Yes. A nine-year-old child assumes the risk of injury as a matter of law when he voluntarily exposes himself to the open and obvious danger of falling from an elevated place. To establish assumption of the risk, a defendant must prove the plaintiff (1) had actual knowledge of the danger, (2) understood and appreciated the risks, and (3) voluntarily exposed himself to the danger. Georgia courts have consistently held for over 50 years that the danger of falling is so obvious that even a young child can be found to appreciate it as a matter of law. Steven Kane was a child of sufficient intelligence to appreciate this risk; he admitted knowing the structure was for toddlers and that his parents would disapprove of him climbing it. The fact that he did not think a fall was likely does not negate his appreciation of the possibility of a fall and resulting injury. Unlike cases involving intermittent dangers like traffic, the danger of gravity is constant and always present when climbing.
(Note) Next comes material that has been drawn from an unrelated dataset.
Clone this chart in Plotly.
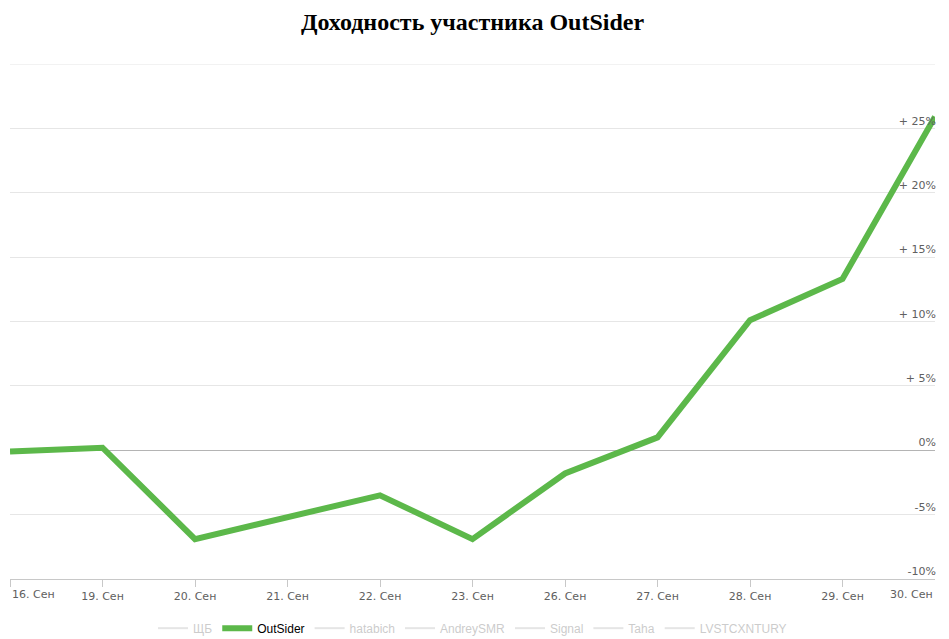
import plotly.graph_objects as go

# Дни торгов (ось X — категории)
days = ["16. Сен", "19. Сен", "20. Сен", "21. Сен", "22. Сен", "23. Сен",
        "26. Сен", "27. Сен", "28. Сен", "29. Сен", "30. Сен"]

# Доходность OutSider, %
outsider = [-0.1, 0.2, -6.9, -5.2, -3.5, -6.9, -1.8, 1.0, 10.1, 13.3, 25.9]

# Остальные участники (скрыты, только в легенде)
hidden_members = ["ЩБ", "hatabich", "AndreySMR", "Signal", "Taha", "LVSTCXNTURY"]

y_ticks = [-10, -5, 0, 5, 10, 15, 20, 25, 30]
y_ticktext = ["-10%", "-5%", "0%", "+ 5%", "+ 10%", "+ 15%", "+ 20%", "+ 25%", ""]

x_idx = list(range(len(days)))
no_data = [None] * len(days)

fig = go.Figure()


def add_hidden(name):
    fig.add_trace(go.Scatter(
        x=x_idx, y=no_data, mode="lines", showlegend=True,
        name="<span style='color:#999999'>%s</span>" % name,
        line=dict(color="#cccccc", width=2), visible="legendonly"
    ))


add_hidden(hidden_members[0])
fig.add_trace(go.Scatter(
    x=x_idx, y=outsider, mode="lines", name="OutSider",
    line=dict(color="#5cb84a", width=6)
))
for name in hidden_members[1:]:
    add_hidden(name)

tick_font = dict(family="DejaVu Sans", size=11, color="#606060")

# Крайние подписи оси X выравниваем внутрь области построения
ticktext = [""] + days[1:-1] + [""]
fig.add_annotation(x=0, y=0, xref="x", yref="paper", text=days[0],
                   xanchor="left", yanchor="top", yshift=-7, showarrow=False,
                   font=tick_font)
fig.add_annotation(x=len(days) - 1, y=0, xref="x", yref="paper", text=days[-1],
                   xanchor="right", yanchor="top", yshift=-7, showarrow=False,
                   font=tick_font)

# верхняя линия сетки (plotly не рисует её на краю области)
fig.add_shape(type="line", xref="paper", yref="y", x0=0, x1=1,
              y0=y_ticks[-1], y1=y_ticks[-1],
              line=dict(color="#e6e6e6", width=1), layer="below")

fig.update_layout(
    width=949, height=639,
    margin=dict(l=10, r=14, t=64, b=60),
    paper_bgcolor="white", plot_bgcolor="white",
    title=dict(text="<b>Доходность участника OutSider</b>", x=0.5, y=0.966,
               xref="paper", yref="container",
               xanchor="center", yanchor="middle",
               font=dict(family="Liberation Serif", size=24, color="#000000")),
    xaxis=dict(
        range=[0, len(days) - 1], automargin=False,
        tickvals=x_idx, ticktext=ticktext,
        showgrid=False, zeroline=False,
        showline=True, linecolor="#c8c8c8", linewidth=1,
        ticks="outside", ticklen=7, tickcolor="#c8c8c8",
        tickfont=tick_font,
    ),
    yaxis=dict(
        range=[-10, 30], side="right", automargin=False,
        tickvals=y_ticks, ticktext=y_ticktext,
        ticklabelposition="inside top", ticklabelstandoff=-4,
        showgrid=True, gridcolor="#e6e6e6", gridwidth=1,
        zeroline=True, zerolinecolor="#b4b4b4", zerolinewidth=1,
        showline=False, ticks="",
        tickfont=tick_font,
    ),
    showlegend=True,
    legend=dict(orientation="h", x=0.5, xanchor="center",
                yref="container", y=0.017, yanchor="middle",
                font=dict(family="Liberation Sans", size=12, color="#000000"),
                itemwidth=30, tracegroupgap=0),
)

fig.write_html("out.html", config={"displayModeBar": False},
               post_script="document.body.style.margin='0';")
Dissenting - Barnes, Presiding Judge
No. Whether a child had the required subjective and particularized awareness of the specific risk of climbing this particular piece of equipment is a question of fact for a jury, not a matter of law. The doctrine of assumption of risk requires that the plaintiff has full, subjective appreciation of the specific danger confronted. The issue is not the general risk of falling, but the specific risk of climbing this piece of equipment, which appeared innocuous and was regularly and successfully climbed by other children. Because other children frequently climbed it without incident and Steven himself had previously attempted it without injury, it is not 'plain and palpable' that he subjectively understood the specific risk involved in this climb. This determination of a child's subjective knowledge is a question peculiarly suited for a jury.
Analysis:
This decision reinforces the strength of the assumption of risk defense in Georgia, particularly in cases involving minors and 'obvious' dangers like falling, fire, or water. It distinguishes between constant, inherent dangers (like gravity) and variable dangers (like traffic), making it more difficult for plaintiffs to argue they lacked subjective knowledge of a constant danger. The ruling empowers courts to grant summary judgment in such cases, preventing them from reaching a jury, and places a significant burden on plaintiffs to show a special circumstance that prevented a child of reasonable intelligence from appreciating an obvious risk.